Jewish World Review July 19, 2004 / 1 Menachem-Av, 5764
Endorsements not to be confused with rights
Whoopi Goldberg had been hawking Slim-Fast as a way to shed pounds. Last week, Slim-Fast shed Whoopi.
The company announced it would no longer use Goldberg in its ads, even though she'd been signed as a spokesperson eight months ago. The reason: Goldberg's recent comments at a fund-raiser for John Kerry.
According to those who attended, Goldberg appeared on stage with a bottle of wine and rattled off some comic double entendres about President George W. Bush, his last name and female genitalia. I'll leave the rest to your imagination.
The concert, featuring rock stars and celebrities, has become a silly controversy, with the Bush campaign demanding the tapes be handed over and the Kerry campaign trying to distance itself from the profanity but not the profit.
Whoopi, so far, is the only tangible casualty.
"We are disappointed by the manner in which Ms. Goldberg chose to express herself," said Terry Olsen, Slim-Fast general manger, "and sincerely regret that her recent remarks offended some of our consumers."
Now, this may surprise you, but while I staunchly defend the First Amendment, I have no problem with Slim-Fast's actions. Last time I looked, it's the right to free speech.
Not the right to endorse.
Now, I know some will see this as a Republican conspiracy, a sign of these political times: Keep your mouth shut or pay a price.
But what price? Goldberg lost an endorsement deal, not her civil rights. And let's be honest: Endorsement deals are a fairly dubious way to earn money. You are hired strictly on what people think of you, and how that opinion can be pasted onto a product in hopes of increasing its sales. It's not about truth, it's about image, a business deal based wholly on perception. If that perception changes, so does the value of the relationship.
Goldberg knew she was taking money for being a Slim-Fast endorser, just as she knew her riff at the event would find its way to the press. She proceeded anyhow. That is her right.
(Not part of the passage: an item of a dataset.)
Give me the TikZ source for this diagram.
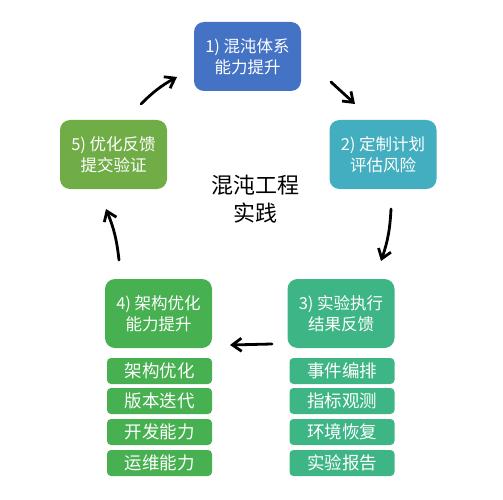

But it is also Slim-Fast's right to say that's not who it wants to endorse it. Slim-Fast is a diet product, not the Constitution. All Slim-Fast cares about is how many people buy its powders and bars. The product has slipped in the marketplace blame the Atkins diet and its executives are likely nervous about further erosion. Olsen only got the job a few weeks ago.
I'll bet his decision had less to do with supporting Republicans than with stocking shelves.
As of deadline for this column, Whoopi had yet to comment on Slim-Fast's decision. If she does, it should not be to complain. Celebrities make an implicit deal with product endorsements; they will remain the person people admire, at least the people likely to buy the product.
If, for example, Anna Kournikova began wearing long, conservative dresses and no makeup, you can bet she would lose her sexy endorsement deals. If LeBron James were to suddenly lose interest in basketball, he would not be hawking Sprite. We see what Kobe Bryant's extracurricular activities cost him in endorsements.
Apparently, Slim-Fast thought Whoopi's funny, self-deprecating manner along with her fluctuating weight would help push its product. But if people see her picture and think "politics," well, that's not the same as "get skinny."
And by the way, I don't think this was mere pandering to right-wing Republicans. There are plenty of Democrats who may hate Bush but still don't think it good taste to use a president and female genitalia in a comedy routine.
Those who support Goldberg can boycott Slim-Fast, organize protests, take out ads. That's free speech, too.
But let's be clear about what this is and isn't about. All Goldberg lost was something she had gained through similar actions: How she came across. She still has the right to say anything she wants. Except "Why me?"